Underfunded Military

Posted in Alternative Energy, Classic Sci-Fi, Sacred Geometry with tags , , , , , , , , , , , on December 14, 2012 by javedbabar

The dark car appeared at 6 p.m. People should check the opening times, thought Sami. I don’t mind helping out in emergencies, but I’m getting tired of working late just so people can dump their recycling and trash. His customers at the 3D Unit booked their sessions; they knew that just turning up wasn’t a good plan. He needed to educate the regulate punters.

Sami shouted to the car, “Sorry, we’re closing. Please come back anytime tomorrow between ten and six.” He had a date tonight with Sophie, sort of. She had invited him to attend the new multimedia show at QARY, the old quarry, inspired by Tao Te Ching.

The car didn’t move. It remained there with headlamps on and engine running. Sami shouted out again. They must have loud music on, he thought, or maybe they were taking a call. All the windows were dark, even the windshield. He approached the driver’s door.

As he reached the car, the passenger’s door, and the rear door on the opposite side, flew open. Before he knew what was happening, he heard sharp clicks and two soldiers stood with rifles pointing at his chest. Sami shuddered.

“No sudden movements please,” said a cheerful voice from within the car. “We wouldn’t want to shoot you. That would upset the lovely Sophie. You are seeing her at eight tonight, is that right?”

Sami couldn’t speak.

The voice continued, “You don’t have to speak if you don’t want to. But I must warn you that anything you do say may be taken down and used as evidence against you in a court of law.”

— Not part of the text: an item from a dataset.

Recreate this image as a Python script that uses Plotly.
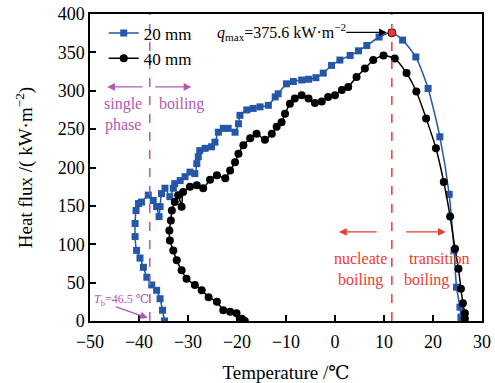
import plotly.graph_objects as go

# Boiling curves: wall temperature (°C) vs heat flux (kW/m^2)
t_20mm = [-34.8, -35.2, -35.7, -36.4, -37.4, -38.4, -39.1, -39.8, -40.5, -40.8, -40.8,
          -40.6, -40.1, -39.5, -38.1, -37.1, -36.4, -35.9, -35.7, -35.4, -34.7, -33.7,
          -33.0, -32.7, -31.6, -30.6, -29.6, -28.6, -28.2, -27.9, -27.6, -26.5, -25.2,
          -24.5, -23.8, -22.8, -21.8, -20.4, -19.7, -19.4, -18.0, -16.7, -15.3, -13.6,
          -12.2, -11.6, -9.9, -8.5, -6.8, -5.4, -3.9, -2.4, -0.7, 1.0, 3.1, 4.8, 6.5,
          9.0, 11.6, 13.8, 16.5, 19.0, 21.4, 23.3, 24.3, 24.8, 25.5, 25.7, 25.8]
q_20mm = [0, 14, 29, 40, 47, 57, 70, 82, 92, 110, 127,
          144, 153, 155, 164, 157, 149, 136, 149, 166, 173, 162,
          173, 179, 183, 188, 194, 192, 205, 214, 222, 225, 227,
          233, 246, 251, 251, 246, 257, 268, 275, 277, 279, 281,
          292, 296, 309, 312, 314, 315, 317, 323, 333, 340, 346, 352, 359,
          370, 375.6, 366, 344, 303, 240, 165, 92, 44, 18, 5, 0]

t_40mm = [-18.4, -19.0, -20.1, -21.4, -22.8, -24.1, -25.8, -27.2, -28.6, -30.3, -31.3,
          -32.3, -33.0, -33.7, -33.8, -33.5, -33.3, -32.7, -32.0, -31.3, -31.0, -29.6,
          -28.2, -26.9, -25.5, -24.1, -22.4, -21.4, -20.4, -19.7, -18.7, -17.3, -16.0,
          -14.3, -12.9, -11.9, -10.9, -10.2, -9.2, -8.2, -6.8, -5.4, -4.1, -2.7, -1.4,
          0.0, 1.4, 2.7, 4.4, 6.1, 7.8, 9.9, 12.2, 14.6, 16.6, 18.6, 20.6, 22.2, 23.5,
          24.5, 25.2, 25.7, 26.1, 26.5, 26.5]
q_40mm = [0, 3, 10, 12, 14, 25, 31, 40, 47, 55, 66,
          79, 92, 105, 118, 131, 144, 155, 164, 149, 168, 175,
          177, 173, 184, 190, 186, 196, 207, 218, 229, 238, 244,
          236, 244, 253, 259, 270, 283, 290, 294, 290, 284, 286, 292,
          294, 301, 305, 318, 329, 340, 346, 342, 323, 299, 264, 225, 181, 136,
          94, 68, 42, 23, 10, 3]

q_max = 375.6
t_qmax = 11.6
t_b_line = -37.8

BLUE = "#2457a8"
MAGENTA = "#b457b4"
RED = "#ee3a32"
SERIF = "Liberation Serif, DejaVu Serif, Times New Roman, serif"

fig = go.Figure()
fig.add_trace(go.Scatter(
    x=t_20mm, y=q_20mm, mode="lines+markers", name="20 mm",
    line=dict(color=BLUE, width=1.5, shape="spline", smoothing=0.6),
    marker=dict(symbol="square", size=7, color=BLUE)))
fig.add_trace(go.Scatter(
    x=t_40mm, y=q_40mm, mode="lines+markers", name="40 mm",
    line=dict(color="black", width=1.5, shape="spline", smoothing=0.6),
    marker=dict(symbol="circle", size=8, color="black")))
fig.add_trace(go.Scatter(
    x=[t_qmax], y=[q_max], mode="markers", showlegend=False,
    marker=dict(symbol="circle", size=8, color=RED, line=dict(color="#400", width=1))))

# regime separators
fig.add_shape(type="line", xref="x", yref="paper", x0=t_b_line, x1=t_b_line, y0=0, y1=1,
              line=dict(color=MAGENTA, width=1.5, dash="dash"))
fig.add_shape(type="line", xref="x", yref="paper", x0=t_qmax, x1=t_qmax, y0=0, y1=1,
              line=dict(color=RED, width=1.5, dash="dash"))

def arrow(x0, y0, x1, y1, color):
    fig.add_annotation(x=x1, y=y1, ax=x0, ay=y0, xref="x", yref="y", axref="x", ayref="y",
                       text="", showarrow=True, arrowhead=2, arrowsize=1.2, arrowwidth=1.3,
                       arrowcolor=color)

def label(x, y, text, color, size=16, xanchor="center"):
    fig.add_annotation(x=x, y=y, xref="x", yref="y", text=text, showarrow=False,
                       xanchor=xanchor, font=dict(family=SERIF, size=size, color=color))

arrow(-39.0, 305, -46.5, 305, MAGENTA)
arrow(-37.0, 305, -29.3, 305, MAGENTA)
label(-43.3, 283, "single", MAGENTA)
label(-43.3, 256, "phase", MAGENTA)
label(-31.3, 283, "boiling", MAGENTA)

arrow(8.8, 116, 0.8, 116, RED)
arrow(14.2, 116, 22.6, 116, RED)
label(5.2, 81, "nucleate", RED)
label(5.2, 54, "boiling", RED)
label(21.2, 81, "transition", RED)
label(18.6, 54, "boiling", RED)

arrow(-45.0, 19, -38.2, 4, MAGENTA)
label(-49.6, 27, "<i>T</i><sub>b</sub>=46.5 ℃", MAGENTA, size=12, xanchor="left")

arrow(2.0, 376, 10.6, 376, "black")
label(-24.5, 376, "<i>q</i><sub>max</sub>=375.6 kW·m<sup>−2</sup>", "black", size=16,
      xanchor="left")

axis_common = dict(showline=True, linecolor="black", linewidth=1.5, mirror=True,
                   ticks="inside", ticklen=6, tickwidth=1.5, tickcolor="black",
                   showgrid=False, zeroline=False, automargin=False,
                   tickfont=dict(family=SERIF, size=18, color="black"))
fig.update_xaxes(range=[-50, 30], tickvals=list(range(-50, 31, 10)),
                 ticktext=[str(v).replace("-", "−") for v in range(-50, 31, 10)],
                 ticklabelstandoff=4,
                 title=dict(text="Temperature /℃",
                            font=dict(family=SERIF, size=19, color="black"),
                            standoff=16), **axis_common)
fig.update_yaxes(range=[0, 400], dtick=50,
                 title=dict(text="Heat flux /( kW·m<sup>−2</sup>)",
                            font=dict(family=SERIF, size=19, color="black"),
                            standoff=20), **axis_common)

fig.update_layout(
    width=495, height=383, margin=dict(l=90, r=13, t=14, b=62),
    plot_bgcolor="white", paper_bgcolor="white",
    font=dict(family=SERIF, color="black"),
    legend=dict(x=0.035, y=0.995, xanchor="left", yanchor="top", bgcolor="rgba(0,0,0,0)",
                font=dict(family=SERIF, size=17, color="black"), tracegroupgap=0,
                itemwidth=30),
)

fig.write_html("out.html")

Sami decided not to speak.

There was laughter, and a tall man with thick beard, green eyes and green turban exited the rear of the car. Even though he wore combat gear, he was clearly no ordinary soldier. “Stand down,” he instructed the other soldiers. They put on their safeties and lowered their rifles.

“I hope you didn’t mind too much,” said the senior soldier. “It is standard operating procedure. I am General Singh, responsible for Extraordinary Logistics. You were approaching the vehicle in a potentially hostile manner; my men took the right course of action. Now let’s go inside. This won’t take long. An hour maybe.”

Sami led him to the 3D Unit. The general took a seat and said, “Do you enjoy living in Arcadia? Very good. We all do. It is a wonderful land. But we must not take our blessings for granted. There is always the likelihood of threat, and occasionally some aggression is required. We have an unstable world and the cost of maintaining the military is rising. It is a function of the size of the economy, which as you know is shrinking, and there are other demands on funds, and government and public willingness to spend on military budgets is waning.”

He looked around conspiratorially and continued, “To run operations with our big allies, or to run smaller independent campaigns, we need certain levels of technology. I will cut to the chase. We need nuclear bombs but we can’t afford to build them. I have heard about the wonders of 3D printing. Can you fabricate some for us?”

Sami was alarmed by the request, but also relieved. This wasn’t a job for him at all; it was a job for Alfred. He said, “Have you tried AMP Co. in the village. It is a government funded facility doing vital work. It was recently declared a Strategic National Asset. I just run the public interface here.”

“Drat!” said General Singh. “You see the results of cuts in research funding? I can’t afford a full time assistant, so looked it up myself. Now, which way is AMP Co.? My GPS software needs updating.”